ISSUE #8 FEB 06

Nishan Fuard

Troy

28th July 2004
Troy Poster reviewer: Nishan Fuard
rating: 2 out of 5
directed by: Wolfgang Petersen
written by: Homer (poem) and David Benioff (screenplay)
starring: Brad Pitt, Orlando Bloom, Diane Kruger, Brian Cox
genre: Action Drama War Adventure Romance
released: 21st May 2004

Whether or not you have feasted on Homer and the Greek Myths, Wolfgang Petersen’s Troy is insipid fare. Despite having some of the most exciting stories ever told for inspiration, Hollywood has produced a film that lacks even the drama of a playground scrap over a stolen kiss.

So as not to invite risible comparisons with Clash of the Titans, the screenwriter has given the boot to those meddling and capricious Greek gods. However, there is no absence of the divine: a bronzed Brad Pitt, a vulnerable Orlando Bloom and a resolute Eric Bana. No doubt the aim is to transform Homer’s heroes on the page into heartthrobs on the screen. Well it worked, at least for the noisily appreciative schoolgirls in the back row.

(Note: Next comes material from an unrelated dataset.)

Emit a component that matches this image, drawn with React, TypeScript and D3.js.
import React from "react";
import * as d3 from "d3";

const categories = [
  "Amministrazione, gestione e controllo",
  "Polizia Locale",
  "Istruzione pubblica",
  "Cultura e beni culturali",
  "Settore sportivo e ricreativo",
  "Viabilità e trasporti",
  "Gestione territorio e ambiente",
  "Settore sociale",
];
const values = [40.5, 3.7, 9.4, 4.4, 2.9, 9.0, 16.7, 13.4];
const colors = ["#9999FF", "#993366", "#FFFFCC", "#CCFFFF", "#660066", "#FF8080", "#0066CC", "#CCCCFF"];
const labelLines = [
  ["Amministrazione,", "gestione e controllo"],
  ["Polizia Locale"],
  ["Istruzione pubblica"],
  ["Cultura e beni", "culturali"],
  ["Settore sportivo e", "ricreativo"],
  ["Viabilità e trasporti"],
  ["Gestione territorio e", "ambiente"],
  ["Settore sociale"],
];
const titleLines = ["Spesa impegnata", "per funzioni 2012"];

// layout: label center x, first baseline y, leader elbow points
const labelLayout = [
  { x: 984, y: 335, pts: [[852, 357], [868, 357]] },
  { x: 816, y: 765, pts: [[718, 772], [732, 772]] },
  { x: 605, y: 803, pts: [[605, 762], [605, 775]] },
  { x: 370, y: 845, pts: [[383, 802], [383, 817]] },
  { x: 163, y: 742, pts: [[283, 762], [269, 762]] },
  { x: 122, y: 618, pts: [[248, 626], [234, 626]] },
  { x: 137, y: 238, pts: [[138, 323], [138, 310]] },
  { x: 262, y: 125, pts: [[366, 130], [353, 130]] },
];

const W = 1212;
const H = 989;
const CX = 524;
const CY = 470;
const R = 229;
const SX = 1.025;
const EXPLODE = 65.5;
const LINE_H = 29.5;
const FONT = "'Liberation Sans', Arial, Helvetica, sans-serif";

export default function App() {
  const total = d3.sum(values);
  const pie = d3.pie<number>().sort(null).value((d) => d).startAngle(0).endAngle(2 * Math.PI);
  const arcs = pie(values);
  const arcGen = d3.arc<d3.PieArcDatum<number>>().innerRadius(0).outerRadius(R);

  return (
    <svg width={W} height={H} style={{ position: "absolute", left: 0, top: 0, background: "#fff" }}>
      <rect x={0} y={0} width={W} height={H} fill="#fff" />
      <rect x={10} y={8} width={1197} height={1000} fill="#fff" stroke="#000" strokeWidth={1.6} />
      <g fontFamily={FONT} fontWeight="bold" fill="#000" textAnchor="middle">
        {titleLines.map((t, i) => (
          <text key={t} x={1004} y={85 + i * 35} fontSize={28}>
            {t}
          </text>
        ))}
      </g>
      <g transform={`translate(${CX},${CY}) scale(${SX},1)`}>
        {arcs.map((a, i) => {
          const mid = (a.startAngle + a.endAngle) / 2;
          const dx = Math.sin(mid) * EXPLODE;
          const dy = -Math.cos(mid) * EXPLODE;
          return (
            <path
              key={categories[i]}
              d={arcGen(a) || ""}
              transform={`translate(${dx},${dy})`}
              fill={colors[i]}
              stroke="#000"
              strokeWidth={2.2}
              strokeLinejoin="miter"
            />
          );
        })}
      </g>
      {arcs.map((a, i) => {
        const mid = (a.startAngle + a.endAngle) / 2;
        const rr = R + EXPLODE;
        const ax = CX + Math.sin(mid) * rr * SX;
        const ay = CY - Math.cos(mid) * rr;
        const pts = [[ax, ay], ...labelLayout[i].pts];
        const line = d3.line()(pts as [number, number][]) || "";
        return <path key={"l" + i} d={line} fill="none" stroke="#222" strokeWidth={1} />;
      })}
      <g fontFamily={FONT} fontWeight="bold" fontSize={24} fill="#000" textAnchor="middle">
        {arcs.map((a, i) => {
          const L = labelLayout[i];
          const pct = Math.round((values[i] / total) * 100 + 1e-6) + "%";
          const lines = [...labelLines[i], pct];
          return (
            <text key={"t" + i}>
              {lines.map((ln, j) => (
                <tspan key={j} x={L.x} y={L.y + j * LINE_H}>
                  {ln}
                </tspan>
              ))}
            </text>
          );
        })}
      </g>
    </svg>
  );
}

During a diplomatic mission, Paris (Bloom) falls in love with Helen (Diane Kruger) the beautiful wife of Menelaus (Brendan Gleeson), the Spartan king. He whisks her back to Troy knowing it will lead to war. Menelaus’ powerful brother, Agamemnon (Brian Cox), ostensibly leads Greece’s armies to avenge the insult, but he really only has conquest in mind. However, victory is unthinkable without the aid of the temperamental Achilles (Pitt), the finest warrior alive but whose allegiance to his king is grudging.

We aren’t bogged down in years of war (the film suffers from a poor sense of time – except when captions are used it’s never clear whether or not days or weeks have passed), but are treated to select battles. Although they’re bloody and chaotic I think Peter Jackson has spoilt us. Troy’s efforts lack the prowess and, more significantly, the passion evident at Helm’s Deep or Minas Tirith.

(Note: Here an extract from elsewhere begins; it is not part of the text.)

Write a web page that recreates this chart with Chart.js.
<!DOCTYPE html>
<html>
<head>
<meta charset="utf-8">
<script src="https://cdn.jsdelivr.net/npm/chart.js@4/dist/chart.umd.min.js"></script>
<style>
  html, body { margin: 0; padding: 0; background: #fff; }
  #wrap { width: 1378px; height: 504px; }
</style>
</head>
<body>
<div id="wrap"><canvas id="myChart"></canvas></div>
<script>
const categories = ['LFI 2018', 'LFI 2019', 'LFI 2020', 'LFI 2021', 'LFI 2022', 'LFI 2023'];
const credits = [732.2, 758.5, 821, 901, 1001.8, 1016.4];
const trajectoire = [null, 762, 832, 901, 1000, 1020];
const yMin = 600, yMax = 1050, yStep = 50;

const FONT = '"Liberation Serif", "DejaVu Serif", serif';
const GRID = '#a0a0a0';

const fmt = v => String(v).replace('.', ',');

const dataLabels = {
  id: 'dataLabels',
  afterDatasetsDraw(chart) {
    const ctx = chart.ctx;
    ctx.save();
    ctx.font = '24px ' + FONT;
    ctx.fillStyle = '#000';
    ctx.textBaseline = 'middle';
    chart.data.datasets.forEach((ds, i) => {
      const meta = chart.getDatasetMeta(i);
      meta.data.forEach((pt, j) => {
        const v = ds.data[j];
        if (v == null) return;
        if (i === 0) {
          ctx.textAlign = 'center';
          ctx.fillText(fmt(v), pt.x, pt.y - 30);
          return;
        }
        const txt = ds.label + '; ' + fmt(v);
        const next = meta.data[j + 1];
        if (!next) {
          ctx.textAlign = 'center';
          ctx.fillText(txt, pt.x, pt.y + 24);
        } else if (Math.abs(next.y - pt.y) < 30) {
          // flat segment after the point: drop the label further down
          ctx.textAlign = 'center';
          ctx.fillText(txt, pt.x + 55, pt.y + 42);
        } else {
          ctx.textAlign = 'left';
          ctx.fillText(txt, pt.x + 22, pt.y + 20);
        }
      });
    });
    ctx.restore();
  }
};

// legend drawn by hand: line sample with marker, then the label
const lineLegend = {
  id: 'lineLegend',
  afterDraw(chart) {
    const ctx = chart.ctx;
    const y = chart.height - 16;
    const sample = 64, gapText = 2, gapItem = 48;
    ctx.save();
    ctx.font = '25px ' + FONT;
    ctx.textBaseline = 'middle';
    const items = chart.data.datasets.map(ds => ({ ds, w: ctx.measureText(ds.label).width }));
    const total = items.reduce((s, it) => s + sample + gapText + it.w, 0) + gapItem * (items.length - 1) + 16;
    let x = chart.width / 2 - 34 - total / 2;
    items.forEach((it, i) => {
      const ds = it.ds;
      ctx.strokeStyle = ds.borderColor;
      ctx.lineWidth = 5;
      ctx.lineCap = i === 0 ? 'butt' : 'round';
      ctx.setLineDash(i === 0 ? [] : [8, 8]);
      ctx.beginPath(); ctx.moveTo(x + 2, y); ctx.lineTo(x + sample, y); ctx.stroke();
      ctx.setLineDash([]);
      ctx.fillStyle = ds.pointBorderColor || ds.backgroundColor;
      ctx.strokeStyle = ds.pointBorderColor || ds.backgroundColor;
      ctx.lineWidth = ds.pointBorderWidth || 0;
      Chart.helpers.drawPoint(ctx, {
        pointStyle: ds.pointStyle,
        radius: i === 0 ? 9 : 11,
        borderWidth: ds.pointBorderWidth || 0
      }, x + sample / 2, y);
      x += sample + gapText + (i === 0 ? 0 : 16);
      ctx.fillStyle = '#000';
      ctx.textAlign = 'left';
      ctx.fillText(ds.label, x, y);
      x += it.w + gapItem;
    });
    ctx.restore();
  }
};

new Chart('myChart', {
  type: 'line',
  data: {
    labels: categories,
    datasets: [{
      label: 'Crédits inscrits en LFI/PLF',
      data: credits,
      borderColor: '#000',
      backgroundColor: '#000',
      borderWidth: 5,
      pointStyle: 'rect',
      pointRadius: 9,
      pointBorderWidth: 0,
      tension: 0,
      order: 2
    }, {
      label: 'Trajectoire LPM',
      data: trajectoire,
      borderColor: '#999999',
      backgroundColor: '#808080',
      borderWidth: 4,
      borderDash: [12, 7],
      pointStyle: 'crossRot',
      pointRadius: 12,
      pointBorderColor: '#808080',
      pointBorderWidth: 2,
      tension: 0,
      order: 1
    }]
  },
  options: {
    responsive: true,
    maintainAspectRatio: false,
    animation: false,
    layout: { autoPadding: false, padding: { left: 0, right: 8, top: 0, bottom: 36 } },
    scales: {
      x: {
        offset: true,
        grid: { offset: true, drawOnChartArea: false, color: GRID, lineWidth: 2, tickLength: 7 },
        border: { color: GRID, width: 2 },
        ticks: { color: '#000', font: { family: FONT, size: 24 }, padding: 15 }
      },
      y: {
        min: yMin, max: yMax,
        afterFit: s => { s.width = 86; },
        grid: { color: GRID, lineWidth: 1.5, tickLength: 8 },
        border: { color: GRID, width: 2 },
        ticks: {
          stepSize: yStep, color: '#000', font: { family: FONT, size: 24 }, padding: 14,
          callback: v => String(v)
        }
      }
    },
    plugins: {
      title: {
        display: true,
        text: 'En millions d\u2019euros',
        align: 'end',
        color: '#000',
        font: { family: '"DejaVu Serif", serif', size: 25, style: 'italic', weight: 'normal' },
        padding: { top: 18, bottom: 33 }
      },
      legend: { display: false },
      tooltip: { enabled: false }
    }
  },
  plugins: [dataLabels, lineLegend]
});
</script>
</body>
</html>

Troy shies away from the mythical to present the ‘historical’, but it doesn’t make for a better film. Certain parts of the myths would have translated into kick-ass action scenes, particularly events surrounding Achilles’ death, but in many instances the changes are understandable if not forgivable. Not so with the film’s ending, which is pure Hollywood and all that that implies.

The reason for much of Troy’s blandness is the characterisation. Without the gods to upset the balance more effort should have been spent on the earthly characters. Cox is animated and determined while Peter O’ Toole as venerable Priam is involved in the film’s best scene. But the main players are not so noteworthy.

Pitt as Achilles is a brooding slab of manliness that warms his bed with two women (there’s no sexual ambiguity in this film), but you sometimes feel that he is more of a sulky teenager than a fearsome warrior – there is little of the myth in the man.

Bloom is more comfortable as the cowardly Paris although there is no chemistry between him and Helen. This isn’t entirely Bloom’s fault because Ms Kruger might have the “face that launch’d a thousand ships”, but she has little else. An opportunity to present the vampish, self-serving Helen hinted at in the myths is wasted.

More disappointing is that Eric Bana, who plays Hector, once again isn’t allowed to display his talent. Hector is upright in matters regarding his family and home, but it’s a restrictive role so Bana isn’t allowed to break free. You wonder if anyone will allow him to shine as he did in Chopper.

Troy isn’t a bad film, but it suffers because of its weaknesses and all the shots of a buffed Brad Pitt can’t help.